Extrait de "Dauntless-Helldiver"
par A Crosnier et JP Dubois
(Editions DTU)

Nous marchons vers Haïphong. En cours de route, une opération est décidée.
Je me laisse prendre au piège de l'action et demande à participer à la mission. Après avoir alerté tout le monde, et après que le lieutenant de vaisseau Hervio, commandant l'escadrille des "Helldiver" eût accepté d'être mon pilote, il m'est impossible de reculer.
J'en suis quitte pour une assez mauvaise nuit.

Le lendemain, habillé très tôt de pied en cap, casque, combinaison de vol, cartes, boussole, poudre antirequins, pharmacie, je connais l'attente mi-nerveuse, mi-sereine, des équipages dans la salle d'alerte.
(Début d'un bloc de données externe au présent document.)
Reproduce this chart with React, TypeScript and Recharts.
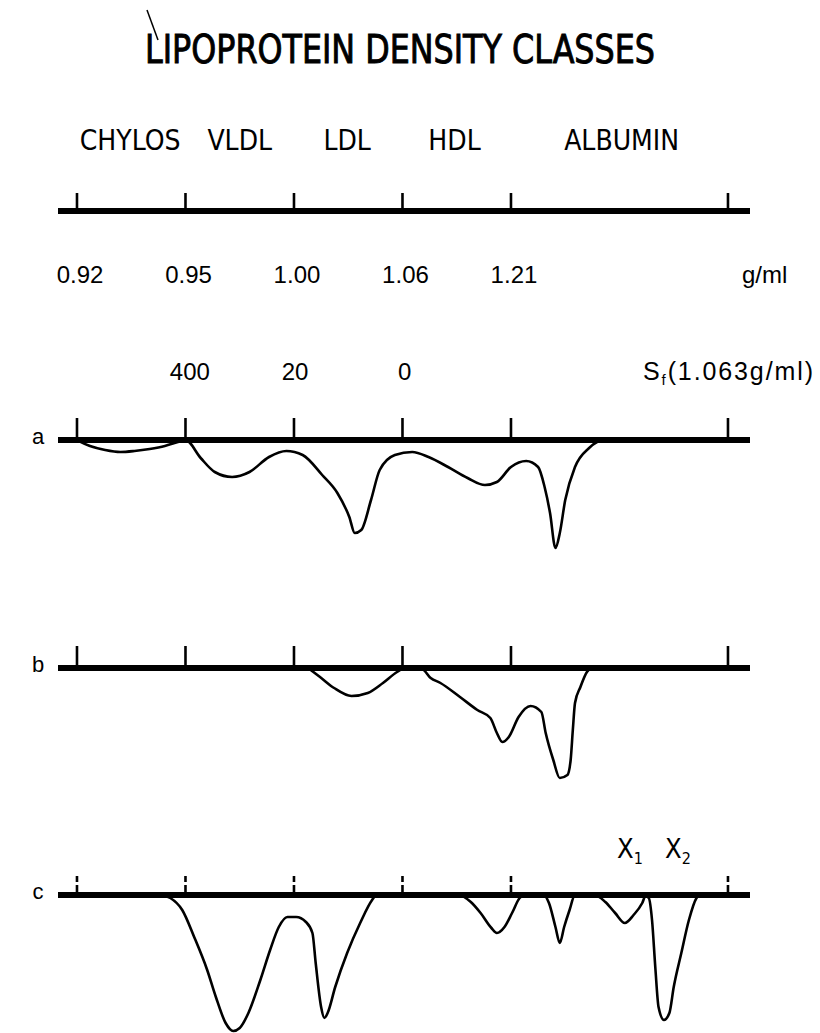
import React from 'react';
import { LineChart, Line, XAxis, YAxis } from 'recharts';

// ---- scale / labels ----
const SCALE_TICKS = [0, 1, 2, 3, 4, 6];
const DENSITY_LABELS = ['0.92', '0.95', '1.00', '1.06', '1.21', ''];
const CLASS_NAMES = ['CHYLOS', 'VLDL', 'LDL', 'HDL', 'ALBUMIN'];
const CLASS_POS = [0.49, 1.5, 2.49, 3.48, 5.02];
const SF_LABELS = ['400', '20', '0'];
const SF_POS = [1.04, 2.01, 3.02];
const PROFILE_NAMES = ['a', 'b', 'c'];
const TITLE = 'LIPOPROTEIN DENSITY CLASSES';

// ---- profile a (position on density scale, depth of trace) ----
const A_X = [0, 0.12, 0.26, 0.4, 0.53, 0.67, 0.81, 0.93, 1.0, 1.14, 1.27, 1.43, 1.59, 1.77, 1.93, 2.08, 2.26, 2.4, 2.51, 2.56, 2.62, 2.71, 2.79, 2.93, 3.09, 3.24, 3.42, 3.6, 3.76, 3.87, 4.0, 4.14, 4.25, 4.31, 4.36, 4.41, 4.45, 4.5, 4.59, 4.72, 4.86, 5.0];
const A_D = [0, -6, -10, -12, -11, -9, -6, -2, 0, -18, -32, -37, -32, -17, -11, -15, -35, -53, -77, -93, -90, -60, -30, -15, -12, -17, -27, -38, -45, -42, -27, -21, -27, -47, -73, -108, -93, -60, -27, -8, 0, 0];

// ---- profile b ----
const B_X = [2.13, 2.24, 2.37, 2.53, 2.68, 2.82, 2.95, 3.02, 3.18, 3.26, 3.35, 3.53, 3.69, 3.81, 3.87, 3.92, 3.98, 4.07, 4.18, 4.28, 4.32, 4.39, 4.45, 4.52, 4.55, 4.57, 4.59, 4.64, 4.7, 4.75, 5.0];
const B_D = [0, -9, -20, -28, -25, -15, -4, 0, -1, -10, -15, -29, -42, -50, -65, -74, -69, -49, -38, -44, -65, -92, -110, -107, -92, -62, -35, -19, -4, 0, 0];

// ---- profile c ----
const C_X = [0.77, 0.86, 0.97, 1.08, 1.2, 1.28, 1.37, 1.44, 1.5, 1.58, 1.69, 1.78, 1.86, 1.94, 2.02, 2.11, 2.17, 2.2, 2.25, 2.28, 2.31, 2.38, 2.49, 2.61, 2.72, 2.76, 3.52, 3.63, 3.72, 3.82, 3.87, 3.94, 4.01, 4.08, 4.13, 4.3, 4.35, 4.41, 4.45, 4.49, 4.54, 4.59, 4.77, 4.87, 4.96, 5.05, 5.13, 5.21, 5.24, 5.27, 5.3, 5.33, 5.36, 5.41, 5.46, 5.5, 5.57, 5.64, 5.71, 5.74];
const C_D = [0, -3, -15, -42, -75, -102, -128, -136, -133, -118, -85, -55, -32, -22, -22, -27, -38, -68, -112, -123, -118, -92, -58, -28, -5, 0, 0, -7, -18, -33, -38, -32, -18, -3, 0, 0, -8, -32, -48, -32, -15, 0, 0, -7, -18, -28, -20, -8, -1, -3, -25, -72, -112, -125, -118, -92, -58, -25, -3, 0];

const PROFILES = [
  { xs: A_X, ds: A_D },
  { xs: B_X, ds: B_D },
  { xs: C_X, ds: C_D },
];

// ---- layout ----
const W = 820;
const H = 1033;
const DOMAIN: [number, number] = [-0.175, 6.203];
const M_LEFT = 58;
const M_RIGHT = 70;
const AXIS_Y = 211;
const CLASS_BASE = 150;
const DENS_BASE = 283;
const SF_BASE = 380;
const PROFILE_BASE = [440, 668, 895];
const AXIS_H = 30;
const DEPTH = 140;
const NARROW = '"Liberation Sans Narrow", "DejaVu Sans Condensed", "Liberation Sans", sans-serif';
const SANS = '"Liberation Sans", Arial, sans-serif';

const TopTick = (props: any) => {
  const { x, payload } = props;
  const v = payload.value;
  const si = SCALE_TICKS.indexOf(v);
  if (si >= 0) {
    return (
      <g>
        <line x1={x} x2={x} y1={AXIS_Y} y2={AXIS_Y - 18} stroke="#000" strokeWidth={2.6} />
        <text x={x + 3} y={DENS_BASE} textAnchor="middle" fontFamily={SANS} fontSize={24} fill="#000">
          {DENSITY_LABELS[si]}
        </text>
      </g>
    );
  }
  const ci = CLASS_POS.indexOf(v);
  if (ci >= 0) {
    return (
      <text x={x} y={CLASS_BASE} textAnchor="middle" fontFamily={NARROW} fontSize={28} fill="#000">
        {CLASS_NAMES[ci]}
      </text>
    );
  }
  const fi = SF_POS.indexOf(v);
  if (fi >= 0) {
    return (
      <text x={x} y={SF_BASE} textAnchor="middle" fontFamily={SANS} fontSize={24} fill="#000">
        {SF_LABELS[fi]}
      </text>
    );
  }
  return <g />;
};

const EmptyTick = () => <g />;

const TopScale = () => (
  <LineChart
    width={W}
    height={410}
    data={[{ u: 0, d: 0 }, { u: 6, d: 0 }]}
    margin={{ top: AXIS_Y - AXIS_H, left: M_LEFT, right: M_RIGHT, bottom: 0 }}
  >
    <XAxis
      dataKey="u"
      type="number"
      domain={DOMAIN}
      allowDataOverflow
      orientation="top"
      height={AXIS_H}
      ticks={[...SCALE_TICKS, ...CLASS_POS, ...SF_POS]}
      interval={0}
      tickLine={false}
      tick={<TopTick />}
      axisLine={{ stroke: '#000', strokeWidth: 6 }}
    />
    <YAxis hide domain={[0, 1]} />
  </LineChart>
);

const Profile = ({ idx }: { idx: number }) => {
  const p = PROFILES[idx];
  const data = p.xs.map((u, i) => ({ u, d: p.ds[i] }));
  const dashed = idx === 2;
  return (
    <div style={{ position: 'absolute', left: 0, top: PROFILE_BASE[idx] - AXIS_H }}>
      <LineChart
        width={W}
        height={AXIS_H + DEPTH + 6}
        data={data}
        margin={{ top: 0, left: M_LEFT, right: M_RIGHT, bottom: 6 }}
      >
        <XAxis
          dataKey="u"
          type="number"
          domain={DOMAIN}
          allowDataOverflow
          orientation="top"
          height={AXIS_H}
          ticks={SCALE_TICKS}
          interval={0}
          tickSize={dashed ? 19 : 22}
          tickMargin={0}
          tick={<EmptyTick />}
          tickLine={{ stroke: '#000', strokeWidth: 2.6, strokeDasharray: dashed ? '6 3 10' : undefined }}
          axisLine={{ stroke: '#000', strokeWidth: 6 }}
        />
        <YAxis hide domain={[-DEPTH, 0]} allowDataOverflow />
        <Line
          type="monotone"
          dataKey="d"
          stroke="#000"
          strokeWidth={2.6}
          dot={false}
          isAnimationActive={false}
        />
      </LineChart>
    </div>
  );
};

export default function App() {
  return (
    <div style={{ position: 'absolute', left: 0, top: 0, width: W, height: H, background: '#fff', overflow: 'hidden' }}>
      <div style={{ position: 'absolute', left: 0, top: 0 }}>
        <TopScale />
      </div>
      {[0, 1, 2].map((i) => (
        <Profile key={i} idx={i} />
      ))}
      <svg width={W} height={H} style={{ position: 'absolute', left: 0, top: 0, pointerEvents: 'none' }}>
        <line x1={147} y1={10} x2={158} y2={40} stroke="#000" strokeWidth={1.5} />
        <text
          x={145}
          y={63}
          textLength={510}
          lengthAdjust="spacingAndGlyphs"
          fontFamily={NARROW}
          fontSize={39}
          fill="#000"
          stroke="#000"
          strokeWidth={0.9}
        >
          {TITLE}
        </text>
        <text x={742} y={DENS_BASE} fontFamily={SANS} fontSize={24} fill="#000">g/ml</text>
        <text x={643} y={SF_BASE} fontFamily={SANS} fontSize={25} fill="#000" textLength={170} lengthAdjust="spacing">
          S<tspan fontSize={15} dy={5}>f</tspan>
          <tspan dy={-5}>(1.063g/ml)</tspan>
        </text>
        {PROFILE_NAMES.map((n, i) => (
          <text key={n} x={38} y={PROFILE_BASE[i] + 4} textAnchor="middle" fontFamily={SANS} fontSize={22} fill="#000">
            {n}
          </text>
        ))}
        <text x={630} y={858} textAnchor="middle" fontFamily={NARROW} fontSize={27} fill="#000">
          X<tspan fontSize={16} dy={6}>1</tspan>
        </text>
        <text x={678} y={858} textAnchor="middle" fontFamily={NARROW} fontSize={27} fill="#000">
          X<tspan fontSize={16} dy={6}>2</tspan>
        </text>
      </svg>
    </div>
  );
}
Tous ceux avec qui j'ai bavardé, officiers et marins, les lieutenants Vercken, Caron, Brunet, les mécaniciens Colonna, Sommier, le second-maître Cleroux qui est, en France, un de mes voisins, l'ingénieur mécanicien Thomas, tous ceux dont je connais le visage et d'on j'ai oublié le nom, sont affairés autour des appareils. Après les rapides et brutales bordées de Saigon, ils retrouvent la joie secrète, leur métier de manieurs de bombes, d'hélices ou de pistons.

Nous sommes catapultés.
Sanglé dans la tourelle du mitrailleur, je devine les ordres que j'ai entendu donner à ceux qui nous ont précédés. "Les hommes de cales, aux cales. Dégagez les hélices. En route." Le départ est moins brutal que je ne l'avais imaginé.

Par le micro, Hervio m'ordonne de fermer la verrière. Nous volons dans les nuages, en direction de la côte adverse. Piqués, ressources, piqués. Un pont qui disparaît dans un remous. L'action, la participation au combat, le fait d'être à peine enfermé, le buste en plein ciel sous le plexiglas, l'amitié de mon pilote qui, par micro, brièvement, "explique le coup", tout cela contribue à la victoire sur la peur. Sur les routes de zone viêt, des trous d'hommes. Dans les champs, des 'formes étendues. A mon soulagement, nous ne mitraillons pas.

Vol important pour moi. Il a illustré, on ne peut mieux, les contrastes de cette guerre où, avec d'importants moyens techniques et des hommes forgés aux disciplines de la guerre la plus moderne, nous menons un combat contre un ennemi invisible, passé maître dans l'art du camouflage, de la dissolution dans l'espace, riche de sa pauvreté qui le rend astucieux et rusé.

Atterri à Cat Bi. Je trouve un avion qui me rapatriera à Saigon ".